Cisco Systems Router Traffic Prioritization - Multi-Protocol Custom Queuing Benchmarks

Sponsor: Cisco Systems, Inc
Cisco Systems Router Traffic Prioritization - Multi-Protocol Custom Queuing Benchmarks

Abstract

Cisco Systems commissioned The Tolly Group to evaluate router traffic prioritization on Cisco 4000 routers, with the main focus on independently validating new custom-queuing and bandwidth-management capabilities in multiprotocol WAN environments. The project examined how effectively Cisco’s software could guarantee predictable throughput for SNA traffic while simultaneously carrying other protocols such as NetBIOS, TCP/IP, IPX, and XNS across a constrained 56Kbit/s WAN link.  


The April 1994 report describes a series of five test suites run using Cisco 9.21 software on a pair of Cisco 4000 routers. The tests used approximately 1K frame sizes for all protocols and an SNA maximum LLC window size of eight. Traffic was generated across two 16Mbit/s Token Ring LANs connected through the routers and linked by a 56Kbit/s WAN connection. Two OS/2 SNA/APPC systems created the SNA traffic, while Wandel & Goltermann DA-30 analyzers generated IP, IPX, XNS, and NetBIOS traffic. Tolly increased the offered load until the routers began to drop frames and then measured the traffic crossing the WAN using a Network General Expert Sniffer.  


The report highlights that Cisco’s custom queuing successfully enforced predictable bandwidth shares under mixed-protocol load. In the SNA and NetBIOS test shown on page 1, bandwidth was configured at 70% for SNA and 30% for NetBIOS. Tolly measured 66.24% for SNA and 33.76% for NetBIOS, demonstrating close adherence to the configured values.
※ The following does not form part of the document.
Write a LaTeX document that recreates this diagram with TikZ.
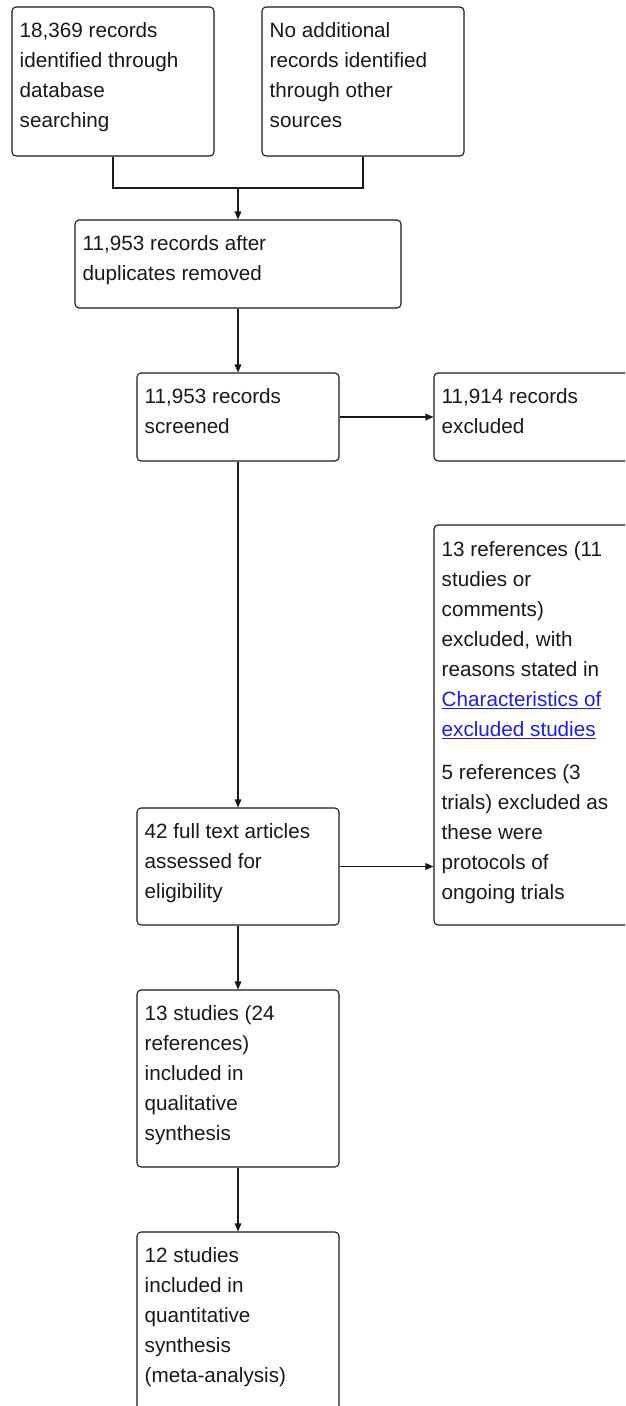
\documentclass[tikz,border=0pt]{standalone}
\usepackage{fontspec}
\setmainfont{Liberation Sans}
\usetikzlibrary{arrows.meta,fit}
\definecolor{linkblue}{RGB}{30,30,230}
\definecolor{ink}{RGB}{25,25,25}
\begin{document}
\begin{tikzpicture}[x=0.75pt,y=-0.75pt,
  box/.style={draw=ink, line width=0.8pt, rounded corners=3pt, inner sep=0pt, rectangle},
  txt/.style={anchor=north west, align=left, inner sep=0pt, font=\fontsize{15.5pt}{22.5pt}\selectfont, text=ink, execute at begin node=\strut},
  arr/.style={draw=ink, line width=0.8pt, -{Triangle[length=6pt,width=5pt]}},
  ln/.style={draw=ink, line width=0.8pt}]
\useasboundingbox (0,0) rectangle (625,1406);
\clip (0,0) rectangle (625,1406);

\node[box, fit={(12,7)(214,156)}] (a) {};
\node[box, fit={(262,7)(464,156)}] (b) {};
\node[box, fit={(75,220)(401,308)}] (c) {};
\node[box, fit={(137,373)(339,461)}] (d) {};
\node[box, fit={(434,373)(636,461)}] (e) {};
\node[box, fit={(434,525)(636,925)}] (f) {};
\node[box, fit={(137,808)(339,925)}] (g) {};
\node[box, fit={(137,990)(339,1167)}] (h) {};
\node[box, fit={(137,1232)(339,1440)}] (i) {};

\node[txt] (at) at ([xshift=6pt,yshift=-12pt]a.north west) {18,369 records\\identified through\\database\\searching};
\node[txt] (bt) at ([xshift=6pt,yshift=-12pt]b.north west) {No additional\\records identified\\through other\\sources};
\node[txt] (ct) at ([xshift=6pt,yshift=-12pt]c.north west) {11,953 records after\\duplicates removed};
\node[txt] (dt) at ([xshift=6pt,yshift=-12pt]d.north west) {11,953 records\\screened};
\node[txt] (et) at ([xshift=6pt,yshift=-12pt]e.north west) {11,914 records\\excluded};
\node[txt] (ft) at ([xshift=6pt,yshift=-12.5pt]f.north west) {13 references (11\\studies or\\comments)\\excluded, with\\reasons stated in\\\textcolor{linkblue}{\underline{Characteristics of}}\\\textcolor{linkblue}{\underline{excluded studies}}\\[9.75pt]5 references (3\\trials) excluded as\\these were\\protocols of\\ongoing trials};
\node[txt] (gt) at ([xshift=6pt,yshift=-12pt]g.north west) {42 full text articles\\assessed for\\eligibility};
\node[txt] (ht) at ([xshift=6pt,yshift=-12pt]h.north west) {13 studies (24\\references)\\included in\\qualitative\\synthesis};
\node[txt] (it) at ([xshift=6pt,yshift=-12pt]i.north west) {12 studies\\included in\\quantitative\\synthesis\\(meta-analysis)};

\coordinate (j) at (c.north |- 0,188);
\draw[ln] (a.south) |- (j);
\draw[ln] (b.south) |- (j);
\draw[arr] (j) -- (c.north);
\draw[arr] (c.south) -- (d.north);
\draw[arr] (d.east) -- (e.west);
\draw[arr] (d.south) -- (g.north);
\draw[arr] (g.east) -- (g.east -| f.west);
\draw[arr] (g.south) -- (h.north);
\draw[arr] (h.south) -- (i.north);
\end{tikzpicture}
\end{document}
Total throughput for the link was 50.2Kbit/s, slightly below the nominal 56Kbit/s rate because of TCP/IP encapsulation overhead across the WAN.  
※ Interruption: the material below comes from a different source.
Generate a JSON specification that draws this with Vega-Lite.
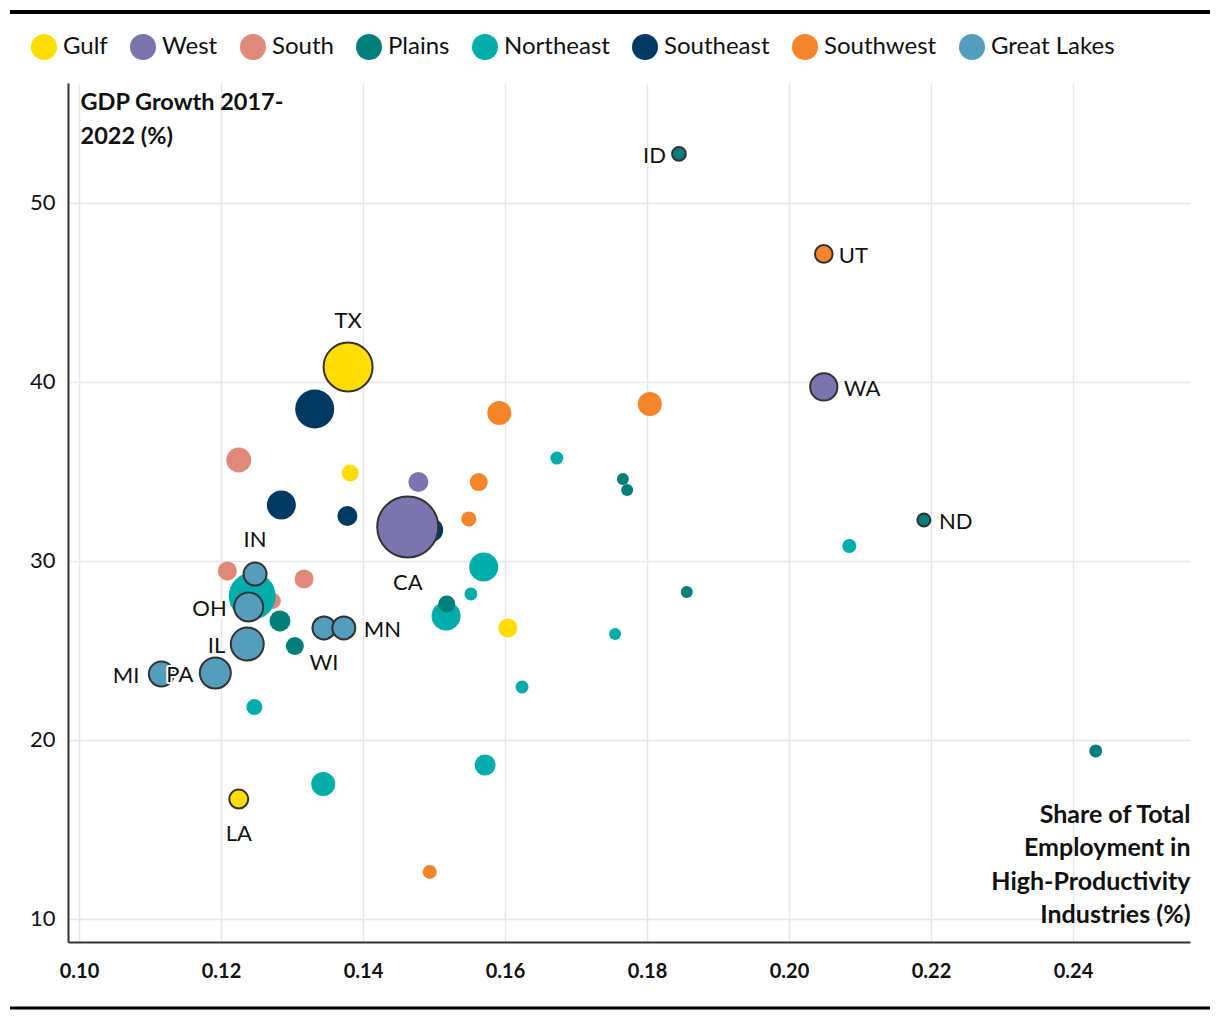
{
  "$schema": "https://vega.github.io/schema/vega-lite/v6.json",
  "width": 1122,
  "height": 859,
  "autosize": {"type": "none"},
  "padding": {"left": 68, "top": 83, "right": 30, "bottom": 78},
  "background": "white",
  "config": {
    "font": "Lato",
    "view": {"stroke": null},
    "text": {"font": "Lato", "fontSize": 22, "baseline": "middle", "color": "#111111"}
  },
  "datasets": {
    "frame": [{"edge": "top"}, {"edge": "bottom"}]
  },
  "data": {
    "values": [
      {"state": "TN", "region": "South", "share": 0.1225, "growth": 35.64, "gdp": 522, "hl": false},
      {"state": "KY", "region": "South", "share": 0.1209, "growth": 29.44, "gdp": 260, "hl": false},
      {"state": "MS", "region": "South", "share": 0.1317, "growth": 28.99, "gdp": 260, "hl": false},
      {"state": "AR", "region": "South", "share": 0.1273, "growth": 27.77, "gdp": 156, "hl": false},
      {"state": "NY", "region": "Northeast", "share": 0.1244, "growth": 28.04, "gdp": 2098, "hl": false},
      {"state": "MA", "region": "Northeast", "share": 0.1570, "growth": 29.66, "gdp": 737, "hl": false},
      {"state": "NJ", "region": "Northeast", "share": 0.1517, "growth": 26.93, "gdp": 737, "hl": false},
      {"state": "NH", "region": "Northeast", "share": 0.1552, "growth": 28.16, "gdp": 69, "hl": false},
      {"state": "VT", "region": "Northeast", "share": 0.1673, "growth": 35.75, "gdp": 69, "hl": false},
      {"state": "DE", "region": "Northeast", "share": 0.2085, "growth": 30.84, "gdp": 96, "hl": false},
      {"state": "RI", "region": "Northeast", "share": 0.1755, "growth": 25.92, "gdp": 44, "hl": false},
      {"state": "ME", "region": "Northeast", "share": 0.1624, "growth": 22.96, "gdp": 69, "hl": false},
      {"state": "WV", "region": "Northeast", "share": 0.1247, "growth": 21.84, "gdp": 156, "hl": false},
      {"state": "CT", "region": "Northeast", "share": 0.1572, "growth": 18.60, "gdp": 340, "hl": false},
      {"state": "MD", "region": "Northeast", "share": 0.1344, "growth": 17.54, "gdp": 474, "hl": false},
      {"state": "SD", "region": "Plains", "share": 0.1766, "growth": 34.58, "gdp": 44, "hl": false},
      {"state": "MT", "region": "Plains", "share": 0.1772, "growth": 33.97, "gdp": 44, "hl": false},
      {"state": "WY", "region": "Plains", "share": 0.1856, "growth": 28.27, "gdp": 44, "hl": false},
      {"state": "KS", "region": "Plains", "share": 0.1518, "growth": 27.60, "gdp": 188, "hl": false},
      {"state": "MO", "region": "Plains", "share": 0.1283, "growth": 26.65, "gdp": 340, "hl": false},
      {"state": "IA", "region": "Plains", "share": 0.1304, "growth": 25.25, "gdp": 223, "hl": false},
      {"state": "NE", "region": "Plains", "share": 0.2432, "growth": 19.39, "gdp": 69, "hl": false},
      {"state": "FL", "region": "Southeast", "share": 0.1332, "growth": 38.49, "gdp": 1414, "hl": false},
      {"state": "NC", "region": "Southeast", "share": 0.1285, "growth": 33.13, "gdp": 737, "hl": false},
      {"state": "SC", "region": "Southeast", "share": 0.1378, "growth": 32.51, "gdp": 299, "hl": false},
      {"state": "GA", "region": "Southeast", "share": 0.1496, "growth": 31.73, "gdp": 474, "hl": false},
      {"state": "OK", "region": "Gulf", "share": 0.1382, "growth": 34.92, "gdp": 188, "hl": false},
      {"state": "AL", "region": "Gulf", "share": 0.1604, "growth": 26.26, "gdp": 260, "hl": false},
      {"state": "OR", "region": "West", "share": 0.1478, "growth": 34.41, "gdp": 299, "hl": false},
      {"state": "AZ", "region": "Southwest", "share": 0.1592, "growth": 38.27, "gdp": 474, "hl": false},
      {"state": "CO", "region": "Southwest", "share": 0.1804, "growth": 38.77, "gdp": 474, "hl": false},
      {"state": "NV", "region": "Southwest", "share": 0.1563, "growth": 34.41, "gdp": 223, "hl": false},
      {"state": "NM", "region": "Southwest", "share": 0.1549, "growth": 32.35, "gdp": 125, "hl": false},
      {"state": "HI", "region": "Southwest", "share": 0.1494, "growth": 12.63, "gdp": 96, "hl": false},
      {"state": "ID", "region": "Plains", "share": 0.1845, "growth": 52.74, "gdp": 88, "hl": true},
      {"state": "UT", "region": "Southwest", "share": 0.2049, "growth": 47.15, "gdp": 212, "hl": true},
      {"state": "TX", "region": "Gulf", "share": 0.1379, "growth": 40.84, "gdp": 2289, "hl": true},
      {"state": "WA", "region": "West", "share": 0.2049, "growth": 39.72, "gdp": 642, "hl": true},
      {"state": "ND", "region": "Plains", "share": 0.2190, "growth": 32.29, "gdp": 69, "hl": true},
      {"state": "CA", "region": "West", "share": 0.1463, "growth": 31.90, "gdp": 3601, "hl": true},
      {"state": "IN", "region": "Great Lakes", "share": 0.1248, "growth": 29.27, "gdp": 427, "hl": true},
      {"state": "OH", "region": "Great Lakes", "share": 0.1239, "growth": 27.43, "gdp": 737, "hl": true},
      {"state": "WI", "region": "Great Lakes", "share": 0.1345, "growth": 26.26, "gdp": 427, "hl": true},
      {"state": "MN", "region": "Great Lakes", "share": 0.1373, "growth": 26.26, "gdp": 427, "hl": true},
      {"state": "IL", "region": "Great Lakes", "share": 0.1237, "growth": 25.36, "gdp": 984, "hl": true},
      {"state": "MI", "region": "Great Lakes", "share": 0.1116, "growth": 23.69, "gdp": 522, "hl": true},
      {"state": "PA", "region": "Great Lakes", "share": 0.1192, "growth": 23.74, "gdp": 857, "hl": true},
      {"state": "LA", "region": "Gulf", "share": 0.1225, "growth": 16.70, "gdp": 260, "hl": true}
    ]
  },
  "layer": [
    {
      "encoding": {
        "x": {
          "field": "share",
          "type": "quantitative",
          "scale": {"domain": [0.098451, 0.256479], "nice": false, "zero": false},
          "axis": {
            "title": ["Share of Total", "Employment in", "High-Productivity", "Industries (%)"],
            "values": [0.10, 0.12, 0.14, 0.16, 0.18, 0.20, 0.22, 0.24],
            "format": ".2f",
            "labelFont": "Lato",
            "labelFontSize": 20,
            "labelFontWeight": "bold",
            "labelColor": "#111111",
            "labelPadding": 19,
            "labelFlush": false,
            "ticks": false,
            "domainColor": "#333333",
            "domainWidth": 2,
            "gridColor": "#e6e6e6",
            "gridWidth": 1.5,
            "titleFont": "Lato",
            "titleFontSize": 25,
            "titleFontWeight": "bold",
            "titleColor": "#111111",
            "titleAlign": "right",
            "titleAnchor": null,
            "titleAngle": 0,
            "titleBaseline": "alphabetic",
            "titleX": 1122,
            "titleY": -120,
            "titleLineHeight": 33.5
          }
        },
        "y": {
          "field": "growth",
          "type": "quantitative",
          "scale": {"domain": [8.715, 56.70], "nice": false, "zero": false},
          "axis": {
            "title": ["GDP Growth 2017-", "2022 (%)"],
            "values": [10, 20, 30, 40, 50],
            "labelFont": "Lato",
            "labelFontSize": 22,
            "labelColor": "#111111",
            "labelPadding": 13,
            "ticks": false,
            "domainColor": "#333333",
            "domainWidth": 2,
            "gridColor": "#e6e6e6",
            "gridWidth": 1.5,
            "titleFont": "Lato",
            "titleFontSize": 23.5,
            "titleFontWeight": "bold",
            "titleColor": "#111111",
            "titleAlign": "left",
            "titleAnchor": null,
            "titleAngle": 0,
            "titleBaseline": "alphabetic",
            "titleX": 12,
            "titleY": 26,
            "titleLineHeight": 34
          }
        }
      },
      "layer": [
        {
          "mark": {"type": "circle", "opacity": 1, "stroke": "#333333"},
          "encoding": {
            "color": {
              "field": "region",
              "type": "nominal",
              "scale": {
                "domain": ["Gulf", "West", "South", "Plains", "Northeast", "Southeast", "Southwest", "Great Lakes"],
                "range": ["#FFDD00", "#7A75AE", "#E0897A", "#007F7A", "#00ADAB", "#003A62", "#F5852B", "#549DBC"]
              },
              "legend": {
                "orient": "none",
                "direction": "horizontal",
                "legendX": -37,
                "legendY": -49,
                "title": null,
                "symbolType": "circle",
                "symbolSize": 676,
                "symbolStrokeWidth": 0,
                "symbolOpacity": 1,
                "labelFont": "Lato",
                "labelFontSize": 24,
                "labelColor": "#111111",
                "labelOffset": 6,
                "columnPadding": 22
              }
            },
            "size": {
              "field": "gdp",
              "type": "quantitative",
              "scale": {"domain": [40, 3600], "range": [140, 3720], "zero": false},
              "legend": null
            },
            "strokeWidth": {"condition": {"test": "datum.hl", "value": 2}, "value": 0}
          }
        },
        {
          "transform": [{"filter": {"field": "state", "oneOf": ["TX"]}}],
          "encoding": {"text": {"field": "state"}},
          "layer": [
            {"mark": {"type": "text", "dy": -46, "stroke": "white", "strokeWidth": 4, "strokeJoin": "round"}},
            {"mark": {"type": "text", "dy": -46}}
          ]
        },
        {
          "transform": [{"filter": {"field": "state", "oneOf": ["IN"]}}],
          "encoding": {"text": {"field": "state"}},
          "layer": [
            {"mark": {"type": "text", "dy": -34, "stroke": "white", "strokeWidth": 4, "strokeJoin": "round"}},
            {"mark": {"type": "text", "dy": -34}}
          ]
        },
        {
          "transform": [{"filter": {"field": "state", "oneOf": ["CA"]}}],
          "encoding": {"text": {"field": "state"}},
          "layer": [
            {"mark": {"type": "text", "dy": 56, "stroke": "white", "strokeWidth": 4, "strokeJoin": "round"}},
            {"mark": {"type": "text", "dy": 56}}
          ]
        },
        {
          "transform": [{"filter": {"field": "state", "oneOf": ["LA", "WI"]}}],
          "encoding": {"text": {"field": "state"}},
          "layer": [
            {"mark": {"type": "text", "dy": 35, "stroke": "white", "strokeWidth": 4, "strokeJoin": "round"}},
            {"mark": {"type": "text", "dy": 35}}
          ]
        },
        {
          "transform": [{"filter": {"field": "state", "oneOf": ["OH", "IL", "MI", "PA"]}}],
          "encoding": {"text": {"field": "state"}},
          "layer": [
            {"mark": {"type": "text", "align": "right", "dx": -22, "dy": 2, "stroke": "white", "strokeWidth": 4, "strokeJoin": "round"}},
            {"mark": {"type": "text", "align": "right", "dx": -22, "dy": 2}}
          ]
        },
        {
          "transform": [{"filter": {"field": "state", "oneOf": ["ID"]}}],
          "encoding": {"text": {"field": "state"}},
          "layer": [
            {"mark": {"type": "text", "align": "right", "dx": -13, "dy": 2, "stroke": "white", "strokeWidth": 4, "strokeJoin": "round"}},
            {"mark": {"type": "text", "align": "right", "dx": -13, "dy": 2}}
          ]
        },
        {
          "transform": [{"filter": {"field": "state", "oneOf": ["UT", "ND"]}}],
          "encoding": {"text": {"field": "state"}},
          "layer": [
            {"mark": {"type": "text", "align": "left", "dx": 15, "dy": 2, "stroke": "white", "strokeWidth": 4, "strokeJoin": "round"}},
            {"mark": {"type": "text", "align": "left", "dx": 15, "dy": 2}}
          ]
        },
        {
          "transform": [{"filter": {"field": "state", "oneOf": ["WA", "MN"]}}],
          "encoding": {"text": {"field": "state"}},
          "layer": [
            {"mark": {"type": "text", "align": "left", "dx": 20, "dy": 2, "stroke": "white", "strokeWidth": 4, "strokeJoin": "round"}},
            {"mark": {"type": "text", "align": "left", "dx": 20, "dy": 2}}
          ]
        }
      ]
    },
    {
      "data": {"name": "frame"},
      "transform": [{"filter": "datum.edge === 'top'"}],
      "mark": {"type": "rule", "color": "#000000", "strokeWidth": 4, "clip": false},
      "encoding": {
        "x": {"datum": 0.09028, "type": "quantitative"},
        "x2": {"datum": 0.2593},
        "y": {"datum": 60.67, "type": "quantitative"}
      }
    },
    {
      "data": {"name": "frame"},
      "transform": [{"filter": "datum.edge === 'bottom'"}],
      "mark": {"type": "rule", "color": "#000000", "strokeWidth": 3, "clip": false},
      "encoding": {
        "x": {"datum": 0.09028, "type": "quantitative"},
        "x2": {"datum": 0.2593},
        "y": {"datum": 5.03, "type": "quantitative"}
      }
    }
  ]
}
Additional custom-queuing tests confirmed similar behavior across more protocols. In a four-protocol test using IP, IPX, SNA, and XNS with each configured for 25% of WAN bandwidth, Tolly measured results clustered tightly around that target: about 25.7%, 25.0%, 24.8%, and 24.6%. In a three-protocol test with SNA configured for 60% and IP and IPX for 20% each, measured throughput was about 50% for SNA and 25% each for IP and IPX. Although Tolly notes that this result was not as exact as the earlier trials, it still demonstrated that custom queuing was working and that protocol throughput without it would be unpredictable. Overall, the report presents Cisco 4000 custom queuing and SAP prioritization as an effective way to protect SNA traffic and deliver controlled multiprotocol bandwidth allocation across low-speed WAN links.